L'autre personne arrêtée, le Suisse Aras P.* âgé 15 ans, est un garçon calme, explique une voisine. Cette dernière raconte qu'elle n'arrive pas à s'imaginer qu'Aras P. ait pu planifier des attentats terroristes: «Il traînait souvent avec deux ou trois amis et était toujours très gentil.» C'est plutôt du côté du père qu'il faudrait chercher des explications: «Il boit souvent de la bière et fume beaucoup de joints», explique ainsi la voisine, qui rappelle la discrétion de la famille du jeune garçon.

Une collecte d'argent au nom du djihadisme

Très peu d'informations concernant Aras P. sont disponibles sur Internet. Le garçon, qui a des racines kurdes, aime jouer au football. En février, des dons ont été récoltés sur Internet au nom de l'adolescent de 15 ans afin d'imprimer et de distribuer des flyers. L'objet de la récolte n'est pas très clair. 

«À l'école, tout le monde dit que ce sont des terroristes, mais personne ne les a vraiment pris au sérieux», confient des élèves à «20 minutes». Depuis l'été dernier, ils seraient en contact régulier avec l'EI.

Les deux garçons auraient gribouillé «ISIS» sur un mur à un arrêt de bus. «Tout le monde savait que c'était eux», racontent les jeunes.

La Suisse est-elle menacée sur son sol par le terrorisme?

Des adolescents suisses qui s'associent avec leurs voisins alémaniques pour planifier des attentats et entretenir la terreur mondiale?
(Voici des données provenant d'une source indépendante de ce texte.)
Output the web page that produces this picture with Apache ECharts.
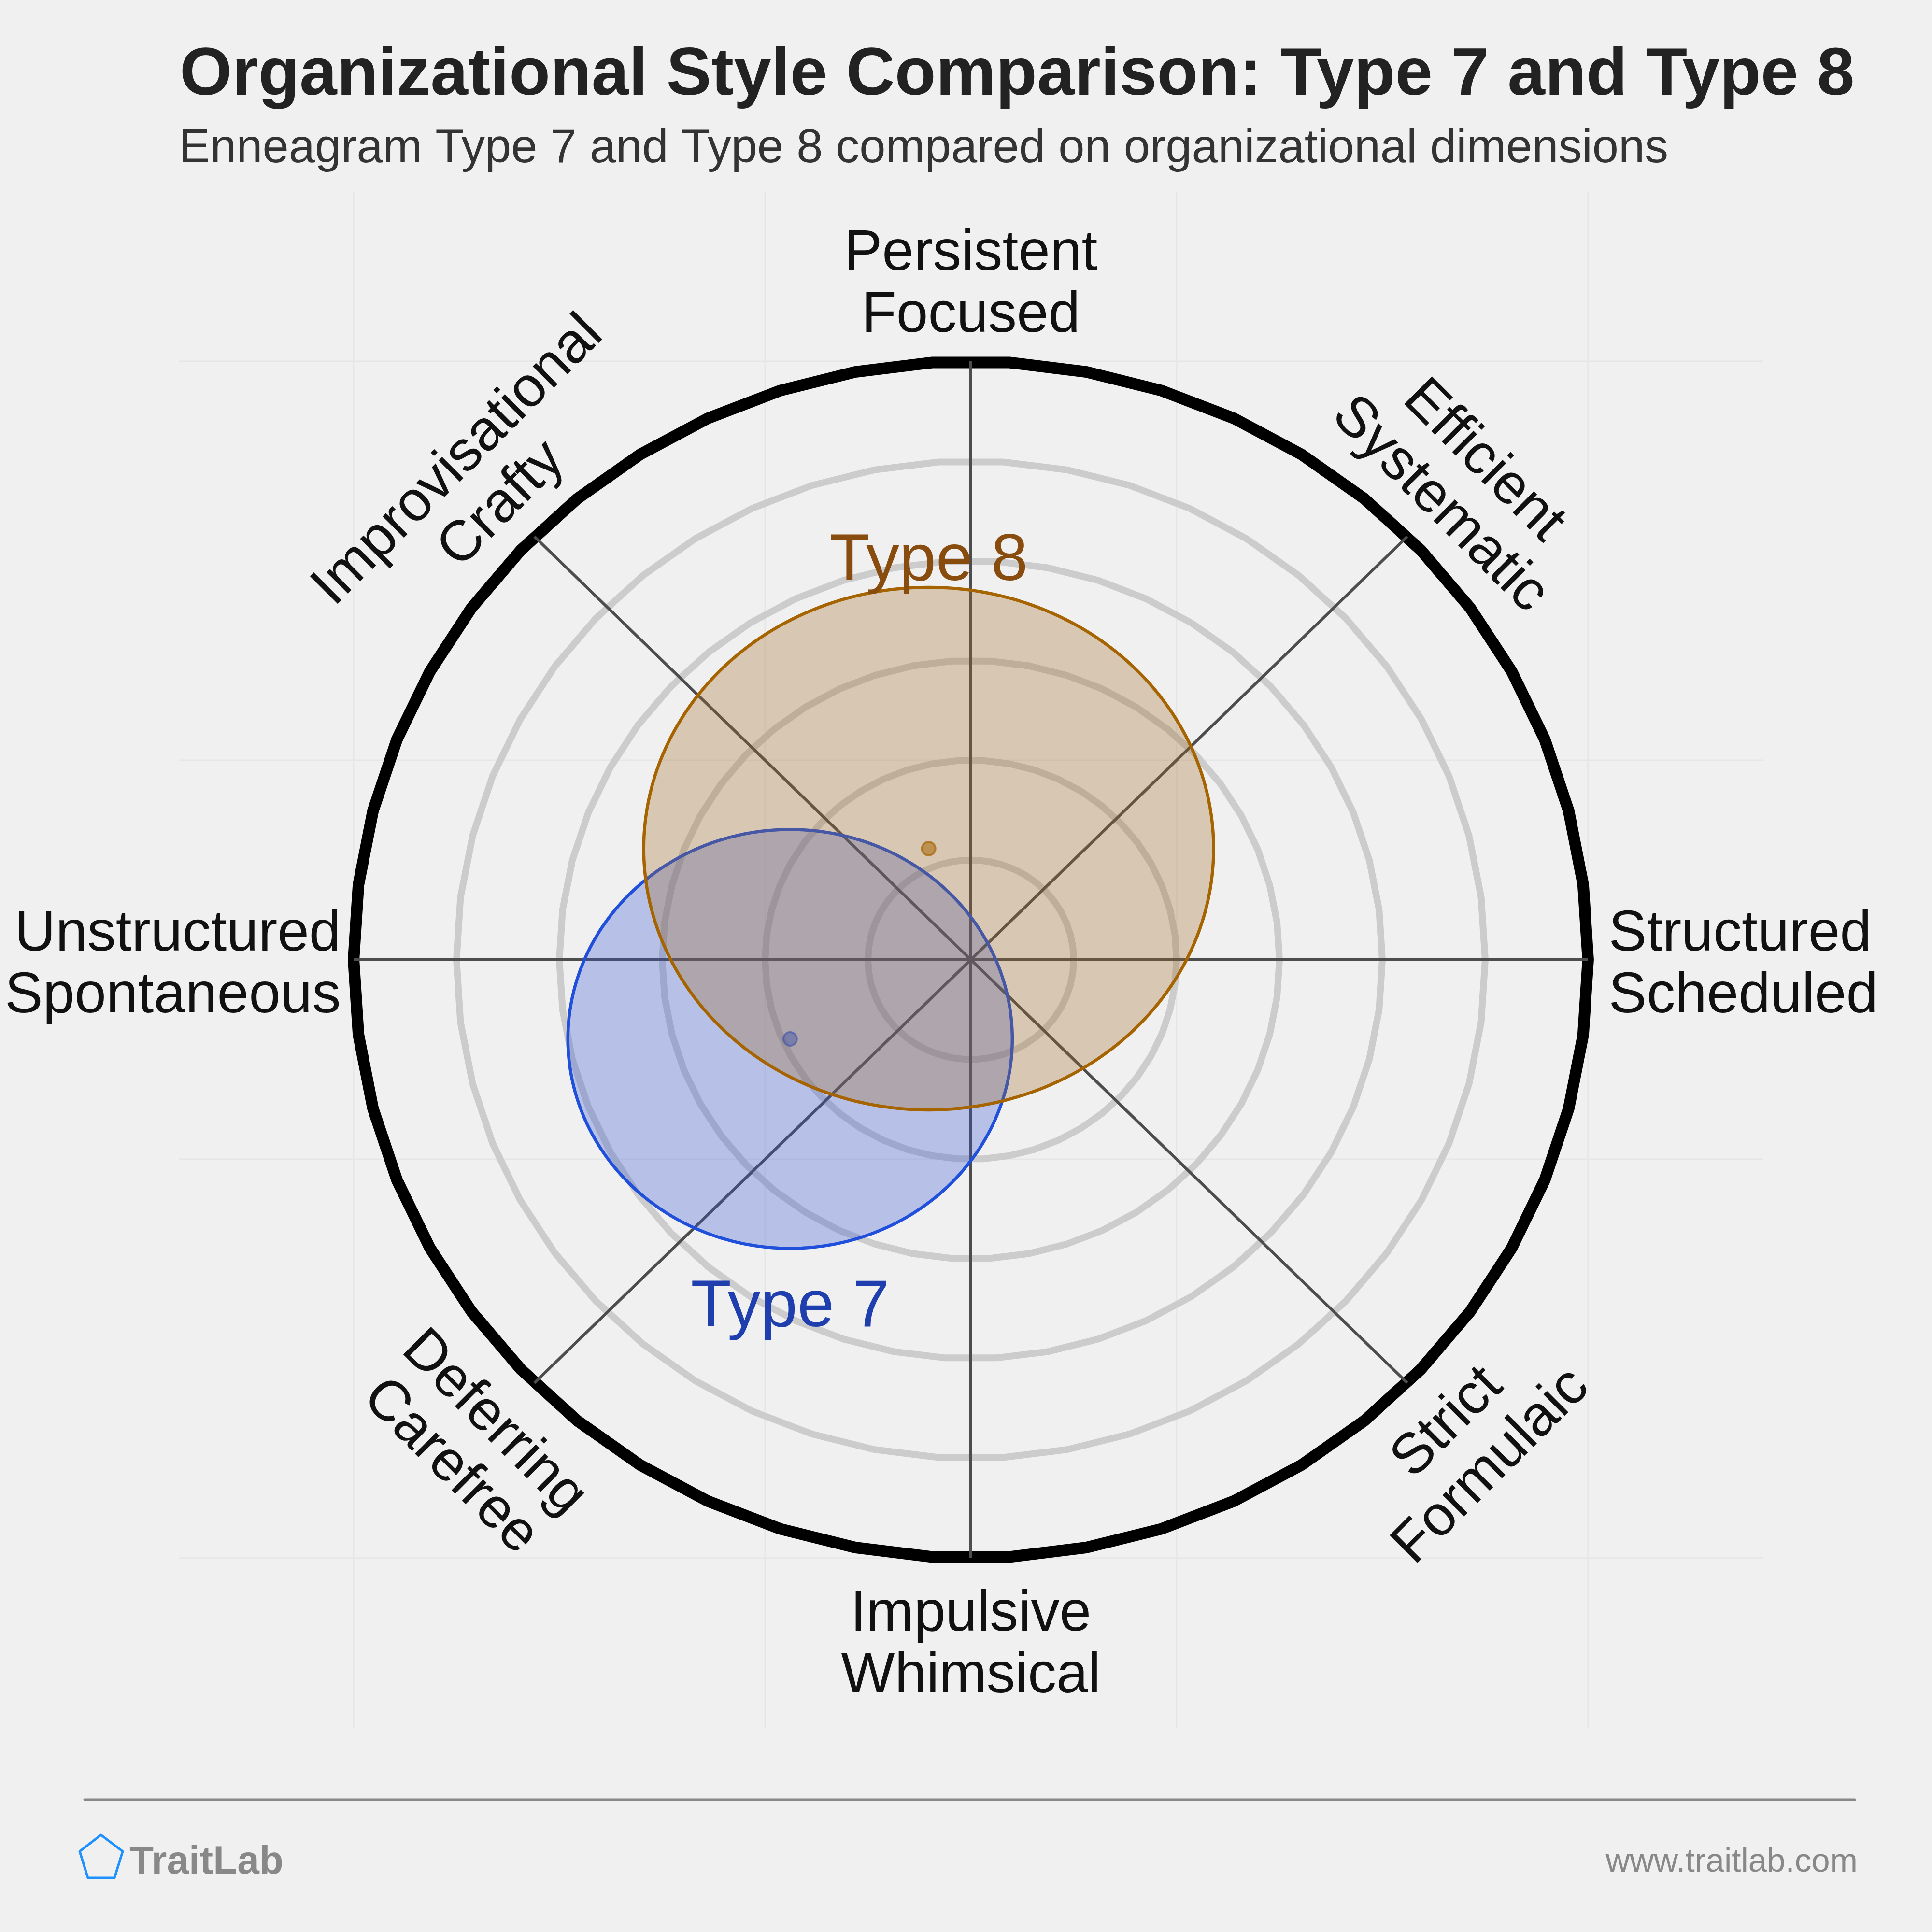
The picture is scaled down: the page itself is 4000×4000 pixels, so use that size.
<!DOCTYPE html>
<html>
<head>
<meta charset="utf-8">
<script src="https://cdn.jsdelivr.net/npm/echarts@6/dist/echarts.min.js"></script>
<style>
html,body{margin:0;padding:0;background:#f0f0f0;}
#chart{width:4000px;height:4000px;}
</style>
</head>
<body>
<div id="chart"></div>
<script>
// ---------------- data ----------------
const dimensionNames = [
  'Structured\nScheduled',
  'Efficient\nSystematic',
  'Persistent\nFocused',
  'Improvisational\nCrafty',
  'Unstructured\nSpontaneous',
  'Deferring\nCarefree',
  'Impulsive\nWhimsical',
  'Strict\nFormulaic'
];
const dimensionAngles = [0, 45, 90, 135, 180, 225, 270, 315];
const ringRadii = [1, 2, 3, 4, 5];
const outerRingRadius = [6];
const gridTickValues = [-6, -2, 2, 6];
const typeNames = ['Type 7', 'Type 8'];
const typeCenterX = [-1.757, -0.41];
const typeCenterY = [-0.794, 1.114];
const typeRadiusX = [2.16, 2.77];
const typeRadiusY = [2.10, 2.62];

// ---------------- style / layout ----------------
const AXIS_EXTENT = 7.7;
const LABEL_RADIUS = 6.2;
const RING_SEGMENTS = 50;
const TEXT_DROP = 12;
const LEFT_LABEL_NUDGE = 16;
const FONT = '"Liberation Sans", Arial, Helvetica, sans-serif';
const typeStyles = [
  {stroke: '#1f4fdb', fill: 'rgba(53,87,213,0.3)', dotFill: 'rgba(31,79,219,0.5)', dotStroke: 'rgba(31,79,219,0.65)', label: '#1f3fae', side: -1, gap: 124},
  {stroke: '#a66400', fill: 'rgba(160,107,40,0.3)', dotFill: 'rgba(166,100,0,0.55)', dotStroke: 'rgba(166,100,0,0.7)', label: '#874c0e', side: 1, gap: 53}
];

const chart = echarts.init(document.getElementById('chart'), null, {renderer: 'canvas'});

function ringRenderer(color, width) {
  return function (params, api) {
    const cx = api.value(0), cy = api.value(1), r = api.value(2);
    const pts = [];
    for (let k = 0; k < RING_SEGMENTS; k++) {
      const t = 2 * Math.PI * k / RING_SEGMENTS;
      pts.push(api.coord([cx + r * Math.cos(t), cy + r * Math.sin(t)]));
    }
    return {type: 'polygon', shape: {points: pts}, style: {fill: 'none', stroke: color, lineWidth: width}};
  };
}

function gridRenderer(params, api) {
  const v = api.value(0);
  const a = api.coord([v, -AXIS_EXTENT]), b = api.coord([v, AXIS_EXTENT]);
  const c = api.coord([-AXIS_EXTENT, v]), d = api.coord([AXIS_EXTENT, v]);
  const st = {stroke: '#e6e6e6', lineWidth: 3};
  return {type: 'group', children: [
    {type: 'line', shape: {x1: a[0], y1: a[1], x2: b[0], y2: b[1]}, style: st},
    {type: 'line', shape: {x1: c[0], y1: c[1], x2: d[0], y2: d[1]}, style: st}
  ]};
}

function axisRenderer(params, api) {
  const ang = api.value(2) * Math.PI / 180;
  const R = outerRingRadius[0];
  const s = api.coord([api.value(0), api.value(1)]);
  const e = api.coord([api.value(0) + R * Math.cos(ang), api.value(1) + R * Math.sin(ang)]);
  return {type: 'line', shape: {x1: s[0], y1: s[1], x2: e[0], y2: e[1]}, style: {stroke: '#4d4d4d', lineWidth: 6}};
}

function labelRenderer(params, api) {
  const deg = api.value(2);
  const ang = deg * Math.PI / 180;
  const p = api.coord([api.value(0) + LABEL_RADIUS * Math.cos(ang), api.value(1) + LABEL_RADIUS * Math.sin(ang)]);
  const s = Math.round(Math.sin(ang) * 1000) / 1000;
  const c = Math.round(Math.cos(ang) * 1000) / 1000;
  let align = 'center', vAlign = 'middle', rot = 0, dx = 0;
  if (s === 0) { align = c > 0 ? 'left' : 'right'; dx = c > 0 ? 0 : LEFT_LABEL_NUDGE; }
  else if (c === 0) { vAlign = s > 0 ? 'bottom' : 'top'; }
  else if (s > 0) { vAlign = 'bottom'; rot = (deg - 90) * Math.PI / 180; }
  else { vAlign = 'top'; rot = (deg - 270) * Math.PI / 180; }
  return {type: 'text', x: p[0] + dx, y: p[1], rotation: rot, style: {
    text: dimensionNames[params.dataIndex], x: 0, y: TEXT_DROP, align: align, verticalAlign: vAlign,
    fontFamily: FONT, fontSize: 118, lineHeight: 128, fill: '#111111'
  }};
}

function typeRenderer(idx) {
  const st = typeStyles[idx];
  return function (params, api) {
    const cx = api.value(0), cy = api.value(1), rx = api.value(2), ry = api.value(3);
    const pts = [];
    for (let k = 0; k < 240; k++) {
      const t = 2 * Math.PI * k / 240;
      pts.push(api.coord([cx + rx * Math.cos(t), cy + ry * Math.sin(t)]));
    }
    const ctr = api.coord([cx, cy]);
    const edge = api.coord([cx, cy + st.side * ry]);
    return {type: 'group', children: [
      {type: 'polygon', shape: {points: pts}, style: {fill: st.fill, stroke: st.stroke, lineWidth: 6.5}},
      {type: 'circle', shape: {cx: ctr[0], cy: ctr[1], r: 14}, style: {fill: st.dotFill, stroke: st.dotStroke, lineWidth: 4}},
      {type: 'text', x: ctr[0], y: edge[1] - st.side * st.gap, style: {
        text: typeNames[idx], align: 'center', verticalAlign: 'middle',
        fontFamily: FONT, fontSize: 137, fill: st.label
      }}
    ]};
  };
}

const series = [
  {type: 'custom', coordinateSystem: 'cartesian2d', z: 1, silent: true,
   data: gridTickValues.map(v => [v, v]), encode: {x: 0, y: 1}, renderItem: gridRenderer},
  {type: 'custom', coordinateSystem: 'cartesian2d', z: 2, silent: true,
   data: ringRadii.map(r => [0, 0, r]), encode: {x: 0, y: 1}, renderItem: ringRenderer('#cccccc', 14)},
  {type: 'custom', coordinateSystem: 'cartesian2d', z: 3, silent: true,
   data: outerRingRadius.map(r => [0, 0, r]), encode: {x: 0, y: 1}, renderItem: ringRenderer('#000000', 24)},
  {type: 'custom', coordinateSystem: 'cartesian2d', z: 4, silent: true,
   data: dimensionAngles.map(a => [0, 0, a]), encode: {x: 0, y: 1}, renderItem: axisRenderer}
];
typeNames.forEach((name, i) => {
  series.push({type: 'custom', name: name, coordinateSystem: 'cartesian2d', z: 5 + i, silent: true,
    data: [[typeCenterX[i], typeCenterY[i], typeRadiusX[i], typeRadiusY[i]]],
    encode: {x: 0, y: 1}, renderItem: typeRenderer(i)});
});
series.push({type: 'custom', coordinateSystem: 'cartesian2d', z: 8, silent: true,
  data: dimensionAngles.map(a => [0, 0, a]), encode: {x: 0, y: 1}, renderItem: labelRenderer});

const option = {
  backgroundColor: '#f0f0f0',
  animation: false,
  grid: {left: 370, top: 397, width: 3280, height: 3180, containLabel: false},
  xAxis: {type: 'value', min: -AXIS_EXTENT, max: AXIS_EXTENT, show: false},
  yAxis: {type: 'value', min: -AXIS_EXTENT, max: AXIS_EXTENT, show: false},
  series: series,
  graphic: [
    {type: 'text', x: 372, y: 158, style: {text: 'Organizational Style Comparison: Type 7 and Type 8',
      fontFamily: FONT, fontWeight: 'bold', fontSize: 139.5, fill: '#222222', align: 'left', verticalAlign: 'middle'}},
    {type: 'text', x: 370, y: 309, style: {text: 'Enneagram Type 7 and Type 8 compared on organizational dimensions',
      fontFamily: FONT, fontSize: 97.5, fill: '#333333', align: 'left', verticalAlign: 'middle'}},
    {type: 'line', shape: {x1: 175, y1: 3726, x2: 3840, y2: 3726}, style: {stroke: '#888888', lineWidth: 5, lineCap: 'round'}},
    {type: 'polygon', shape: {points: [[209, 3799], [254, 3833], [237, 3888], [182, 3888], [165, 3833]]},
      style: {fill: 'none', stroke: '#1e90ff', lineWidth: 5, lineJoin: 'round'}},
    {type: 'text', x: 268, y: 3856, style: {text: 'TraitLab', fontFamily: FONT, fontWeight: 'bold', fontSize: 82,
      fill: '#888888', align: 'left', verticalAlign: 'middle'}},
    {type: 'text', x: 3846, y: 3856, style: {text: 'www.traitlab.com', fontFamily: FONT, fontSize: 69,
      fill: '#888888', align: 'right', verticalAlign: 'middle'}}
  ]
};
chart.setOption(option);
</script>
</body>
</html>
Comment en est-on arrivé là? Et que faut-il attendre de l'avenir?

Jérôme Endrass est l'un de ceux qui se penchent sur ces questions. Ce psychologue fait des recherches sur l'extrémisme de tous bords. Dans une interview accordée à Blick, il se veut rassurant: «Les personnes prêtes à commettre des attentats sont en général très visibles.» Dans le cas présent, il salue le travail des autorités: «Il y a des organisations extrémistes qui sont bien connectées et structurées, et d'autres qui misent sur des auteurs isolés ou de petites cellules autonomes. C'est tout sauf nouveau et bien connu des forces de l'ordre.»

Pour Jérôme Endrass, seule une minorité de personnes est réellement en mesure de mener des attaques à grande échelle. Et la plupart du temps, l'extrémisme n'est qu'un prétexte: «Il y a malheureusement partout un petit groupe de personnes avec un grand potentiel de violence qui utilisent une motivation idéologique pour commettre des délits.»

Outre le comportement sur Internet, les autorités se pencheront aussi sur la manière dont les jeunes djihadistes se comportent dans la vie réelle: «Il y a des dizaines de milliers de personnes qui propagent des conneries extrémistes, mais heureusement très peu veulent commettre un attentat. Et on reconnaît ces derniers à leur comportement problématique dans le monde réel.»

À l'avenir, une seule chose est sûre: «Il y aura toujours des extrémistes violents et nous savons très bien comment les reconnaître. Peu importe sous quel pavillon ils navigueront alors».

Toutes les personnes arrêtées bénéficient de la présomption d'innocence.